We can render the full query with the %sqlcmd snippets {name}
magic:
final = %sqlcmd snippets top_artist
print(final)
WITH `tracks_with_info` AS (
SELECT t.*, a.title AS album, ar.Name as artist
FROM Track t
JOIN Album a
USING (AlbumId)
JOIN Artist ar
USING (ArtistId)), `genres_fav` AS (
SELECT * FROM Genre
WHERE Name
LIKE '%rock%'
OR Name LIKE '%metal%' ), `track_fav` AS (
SELECT t.*
FROM tracks_with_info t
JOIN genres_fav
ON t.GenreId = genres_fav.GenreId)
SELECT artist, COUNT(*) FROM track_fav
GROUP BY artist
ORDER BY COUNT(*) DESC
We can verify the retrieved query returns the same result:
%%sql
{{final}}
artist | COUNT(*) |
---|---|
Iron Maiden | 204 |
Led Zeppelin | 114 |
U2 | 112 |
ResultSet
: to convert to pandas, call .DataFrame()
or to polars, call .PolarsDataFrame()
--with
argument#
JupySQL also allows you to specify the snippet name explicitly by passing the --with
argument. This is particularly useful when our parsing logic is unable to determine the table name due to dialect variations. For example, consider the below example:
%sql duckdb://
%%sql --save first_cte --no-execute
SELECT 1 AS column1, 2 AS column2
%%sql --save second_cte --no-execute
SELECT
sum(column1),
sum(column2) FILTER (column2 = 2)
FROM first_cte
%%sql
SELECT * FROM second_cte
UsageError: If using snippets, you may pass the --with argument explicitly.
For more details please refer : https://jupysql.ploomber.io/en/latest/compose.html#with-argument
Original error message from DB driver:
(duckdb.CatalogException) Catalog Error: Table with name first_cte does not exist!
Did you mean "pg_type"?
[SQL: WITH second_cte AS (
SELECT
sum(column1),
sum(column2) FILTER (column2 = 2)
FROM first_cte)
SELECT * FROM second_cte]
(Background on this error at: https://sqlalche.me/e/14/f405)
Note that the query fails because the clause FILTER (column2 = 2)
makes it difficult for the parser to extract the table name.

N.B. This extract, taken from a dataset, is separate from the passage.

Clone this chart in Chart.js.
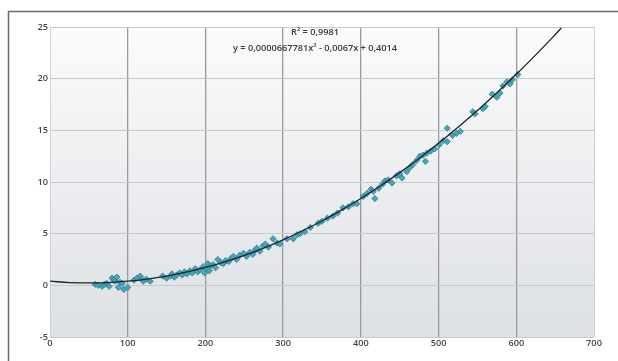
<!DOCTYPE html>
<html>
<head>
<meta charset="utf-8">
<script src="https://cdn.jsdelivr.net/npm/chart.js@4/dist/chart.umd.min.js"></script>
<style>
html,body{margin:0;padding:0;background:#fff;}
#wrap{position:relative;width:618px;height:361px;}
canvas{display:block;}
</style>
</head>
<body>
<div id="wrap"><canvas id="c" width="618" height="361"></canvas></div>
<script>
// Scatter data
const pointX = [58,62,67,70,73,76,80,82,84,86,88,90,93,95,100,108,112,116,118,120,124,129,
  145,150,155,157,160,163,167,170,173,176,180,183,187,190,193,197,199,201,203,205,207,210,213,216,220,223,226,230,233,236,240,244,249,253,257,261,264,266,270,274,277,281,287,292,296,
  305,313,318,322,328,335,345,350,357,364,370,377,384,390,395,403,408,413,416,418,423,428,431,435,440,446,450,453,459,463,467,472,476,480,483,485,490,495,
  501,506,511,511,518,523,528,544,547,557,560,569,575,579,583,588,592,595,602];
const pointY = [0.1,0.0,-0.1,0.1,0.2,-0.1,0.7,0.5,0.4,0.8,-0.2,0.3,0.2,-0.4,-0.2,0.5,0.7,0.9,0.6,0.4,0.6,0.4,
  0.9,0.7,0.9,1.1,0.8,1.0,1.2,1.0,1.3,1.1,1.4,1.2,1.6,1.3,1.5,1.8,1.2,1.6,2.1,1.4,1.9,2.0,1.7,2.5,2.2,2.1,2.4,2.3,2.6,2.8,2.5,2.9,3.1,2.8,3.2,3.0,3.4,3.6,3.3,3.8,4.0,3.7,4.5,4.1,4.0,
  4.5,4.5,4.9,5.0,5.2,5.6,6.0,6.2,6.5,6.7,7.0,7.5,7.6,7.9,7.9,8.6,8.9,9.3,9.1,8.4,9.4,9.8,10.1,10.2,9.9,10.6,10.8,10.4,11.0,11.4,11.7,12.1,12.5,12.6,12.0,12.8,13.0,13.2,
  13.6,14.0,15.2,13.9,14.5,14.7,14.9,16.8,16.6,17.1,17.3,18.5,18.2,18.6,19.3,19.7,19.5,19.9,20.4];

// Trend line points
const trendX = [0,25,50,75,100,125,150,175,200,225,250,275,300,325,350,375,400,425,450,475,500,525,550,575,600,625,650,658];
const trendY = [0.40,0.27,0.23,0.27,0.40,0.61,0.90,1.27,1.73,2.27,2.90,3.61,4.40,5.28,6.23,7.28,8.41,9.62,10.91,12.28,13.74,15.29,16.91,18.63,20.42,22.30,24.25,24.90];

const xTicks = [0,100,200,300,400,500,600,700];
const yTicks = [-5,0,5,10,15,20,25];
const labelR2 = "R² = 0,9981";
const labelEq = "y = 0,0000667781x² - 0,0067x + 0,4014";

const scatterData = pointX.map((x,i)=>({x:x,y:pointY[i]}));
const trendData = trendX.map((x,i)=>({x:x,y:trendY[i]}));

const bgPlugin = {
  id:'bg',
  beforeDraw(chart){
    const {ctx, chartArea:a} = chart;
    const g = ctx.createLinearGradient(0,a.top,0,a.bottom);
    g.addColorStop(0,'#fbfbfc');
    g.addColorStop(1,'#dde0e4');
    ctx.save();
    ctx.fillStyle = g;
    ctx.fillRect(a.left,a.top,a.right-a.left,a.bottom-a.top);
    ctx.restore();
  },
  afterDraw(chart){
    const {ctx} = chart;
    ctx.save();
    ctx.strokeStyle = '#6a6a6a';
    ctx.lineWidth = 1.5;
    ctx.beginPath();
    ctx.moveTo(8.5,361);
    ctx.lineTo(8.5,11.5);
    ctx.lineTo(618,11.5);
    ctx.stroke();
    // annotation text
    const xs = chart.scales.x;
    ctx.fillStyle = '#3a3a3a';
    ctx.textAlign = 'center';
    ctx.textBaseline = 'middle';
    ctx.font = '600 9.2px "Open Sans", sans-serif';
    const cx = xs.getPixelForValue(341);
    ctx.fillText(labelR2, cx, 32);
    ctx.fillText(labelEq, cx, 48);
    ctx.restore();
  }
};

new Chart(document.getElementById('c'), {
  type:'scatter',
  data:{
    datasets:[
      {
        type:'line',
        data:trendData,
        borderColor:'#1e2326',
        borderWidth:1.3,
        pointRadius:0,
        tension:0.4,
        fill:false,
        order:0
      },
      {
        data:scatterData,
        pointStyle:'rectRot',
        pointRadius:3.1,
        backgroundColor:'#45a6ba',
        borderColor:'#2a7d90',
        borderWidth:0.8,
        order:1
      }
    ]
  },
  options:{
    responsive:false,
    animation:false,
    layout:{padding:{left:0,right:24,top:27,bottom:0}},
    plugins:{legend:{display:false},tooltip:{enabled:false}},
    scales:{
      x:{
        type:'linear',min:0,max:700,
        afterBuildTicks(s){ s.ticks = xTicks.map(v=>({value:v})); },
        afterFit(s){ s.height = 24; },
        border:{display:false},
        grid:{
          drawTicks:false,
          color:(c)=> (c.tick && (c.tick.value===0 || c.tick.value===700)) ? '#cfd2d6' : '#9a9a9a',
          lineWidth:(c)=> (c.tick && (c.tick.value===0 || c.tick.value===700)) ? 1 : 1.3
        },
        ticks:{padding:1,color:'#444',font:{family:'"Open Sans", sans-serif',size:9.2,weight:'600'}}
      },
      y:{
        type:'linear',min:-5,max:25,
        afterBuildTicks(s){ s.ticks = yTicks.map(v=>({value:v})); },
        afterFit(s){ s.width = 50; },
        border:{display:false},
        grid:{drawTicks:false,color:'#c6c9cd',lineWidth:1},
        ticks:{padding:2,color:'#444',font:{family:'"Open Sans", sans-serif',size:9.2,weight:'600'}}
      }
    }
  },
  plugins:[bgPlugin]
});
</script>
</body>
</html>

While this syntax works on some dialects like DuckDB
, the more common usage is to specify WHERE
clause as well, like FILTER (WHERE column2 = 2)
.
Now let’s run the same query by specifying --with
argument.
%%sql --with first_cte --save second_cte --no-execute
SELECT
sum(column1),
sum(column2) FILTER (column2 = 2)
FROM first_cte
%%sql
SELECT * FROM second_cte
sum(column1) | sum(column2) FILTER (WHERE (column2 = 2)) |
---|---|
1 | 2 |
ResultSet
: to convert to pandas, call .DataFrame()
or to polars, call .PolarsDataFrame()
Summary#
In the given example, we demonstrated JupySQL’s usage as a tool for managing large SQL queries in Jupyter Notebooks. It effectively broke down a complex query into smaller, organized parts, simplifying the process of analyzing a record store’s sales database. By using JupySQL, users can easily maintain and reuse their queries, enhancing the overall data analysis experience.